La conséquence inévitable d’un certain effet de mode, selon Denis Monneuse : « Beaucoup d’entreprises ne savent pas vraiment pourquoi adopter un réseau social. Cela ressemble davantage à une impulsion :  on doit s’y mettre, on apprendra sur le tas. » Ce type de stratégie de l’improvisation est souvent synonyme d’échec, car en opposition directe avec la raison d’être des réseaux sociaux.


« Le RSE est un succès dans les entreprises qui avaient profondément envie de se transformer »


« La question du réseau social d’entreprise rejoint celle, autrement plus complexe, de la conduite du changement », explique Denis Monneuse. Et comme pour toute stratégie de transformation, la première question à se poser est pourquoi, plutôt que comment. « L’outil seul ne peut rien. Le RSE sera un levier efficace s’il répond à un besoin et qu’il est utilisé en fonction. Les entreprises dans lesquelles le RSE fonctionne sont celles qui avaient profondément envie de se transformer. Elles ont commencé par s’interroger sur la méthode et ce n’est qu’ensuite que le RSE est apparu comme un élément de réponse.
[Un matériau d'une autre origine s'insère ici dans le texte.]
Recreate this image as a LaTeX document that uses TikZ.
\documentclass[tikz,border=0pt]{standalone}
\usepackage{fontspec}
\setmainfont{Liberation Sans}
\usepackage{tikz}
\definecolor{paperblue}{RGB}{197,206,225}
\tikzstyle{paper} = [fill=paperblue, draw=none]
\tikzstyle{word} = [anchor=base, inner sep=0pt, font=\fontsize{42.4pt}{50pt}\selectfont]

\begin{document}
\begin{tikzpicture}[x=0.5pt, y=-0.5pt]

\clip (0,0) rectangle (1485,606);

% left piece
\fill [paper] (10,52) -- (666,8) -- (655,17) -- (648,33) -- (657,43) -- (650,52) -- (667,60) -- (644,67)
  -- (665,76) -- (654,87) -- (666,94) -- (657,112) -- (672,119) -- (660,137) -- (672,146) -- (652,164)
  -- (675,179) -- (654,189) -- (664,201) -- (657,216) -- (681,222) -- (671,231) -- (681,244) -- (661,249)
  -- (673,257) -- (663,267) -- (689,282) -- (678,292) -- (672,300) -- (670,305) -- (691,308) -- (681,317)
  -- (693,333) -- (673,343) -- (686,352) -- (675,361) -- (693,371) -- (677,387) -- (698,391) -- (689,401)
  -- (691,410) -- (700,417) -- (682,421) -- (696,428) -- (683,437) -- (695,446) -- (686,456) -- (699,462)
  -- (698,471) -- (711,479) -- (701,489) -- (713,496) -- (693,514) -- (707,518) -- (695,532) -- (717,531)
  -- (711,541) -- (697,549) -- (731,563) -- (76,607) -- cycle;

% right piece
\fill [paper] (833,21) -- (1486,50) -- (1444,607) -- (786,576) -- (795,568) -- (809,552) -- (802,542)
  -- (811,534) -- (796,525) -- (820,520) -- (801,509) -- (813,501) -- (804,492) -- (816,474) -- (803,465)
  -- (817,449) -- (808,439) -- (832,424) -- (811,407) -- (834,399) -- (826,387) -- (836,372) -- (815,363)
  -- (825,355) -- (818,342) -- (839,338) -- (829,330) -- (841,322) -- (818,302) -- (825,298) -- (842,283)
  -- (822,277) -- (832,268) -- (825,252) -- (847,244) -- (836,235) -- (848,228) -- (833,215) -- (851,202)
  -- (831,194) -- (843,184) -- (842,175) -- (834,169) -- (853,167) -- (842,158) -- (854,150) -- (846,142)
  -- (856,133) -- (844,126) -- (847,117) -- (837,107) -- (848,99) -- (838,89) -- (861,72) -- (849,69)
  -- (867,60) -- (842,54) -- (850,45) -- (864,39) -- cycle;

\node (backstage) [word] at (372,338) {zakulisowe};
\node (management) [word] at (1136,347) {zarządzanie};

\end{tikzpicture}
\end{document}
Il n’était pas le déclencheur. »


Et si les collaborateurs étaient réticents au collaboratif ?


Facebook n’est‑il pourtant pas la preuve qu’un outil peut révolutionner nos façons d’interagir ? Le réseau social aux 1,3 milliards d’inscrits(3)ne serait‑il pas le meilleur ambassadeur d’un élan généralisé vers le tout collaboratif ? « C’est une erreur de comparer réseaux sociaux personnels et professionnels », prévient Denis Monneuse. « Sur Facebook, on se met en scène, on s’expose, on donne son avis. Il ne s’agit pas d’une démarche collaborative, on ne co‑construit rien, si ce n’est du lien social. »


Qui dit collaboratif dit transparence, interdépendance et liberté de ton. Autant d’engagements que les salariés ne seraient pas toujours enclins à endosser, selon le sociologue : « Il ne faut pas sous‑estimer la crainte de s’exprimer librement dans l’entreprise, où la parole est moins libre à l’écrit qu’à l’oral. Car les écrits restent. Résultat : on constate une grande prudence, parfois de la méfiance à s’exprimer sur les réseaux sociaux internes. »


Pourtant Denis Monneuse en est persuadé : la réussite des RSE passera par leurs utilisateurs. L’un des enjeux serait d’ailleurs de leur en prouver l’utilité. « À partir du moment où ils constatent des bénéfices concrets, ils en deviennent les meilleurs ambassadeurs. Mais pour cela, il faut les questionner sur leurs vrais besoins, leurs attentes. C’est d’ailleurs le conseil que je donnerais aux entreprises qui veulent s’équiper : votre projet de réseau social interne doit correspondre à votre volonté de fournir un outil utile, efficace et simple à vos collaborateurs. Et ce projet doit se faire avec eux. » De façon collaborative, donc.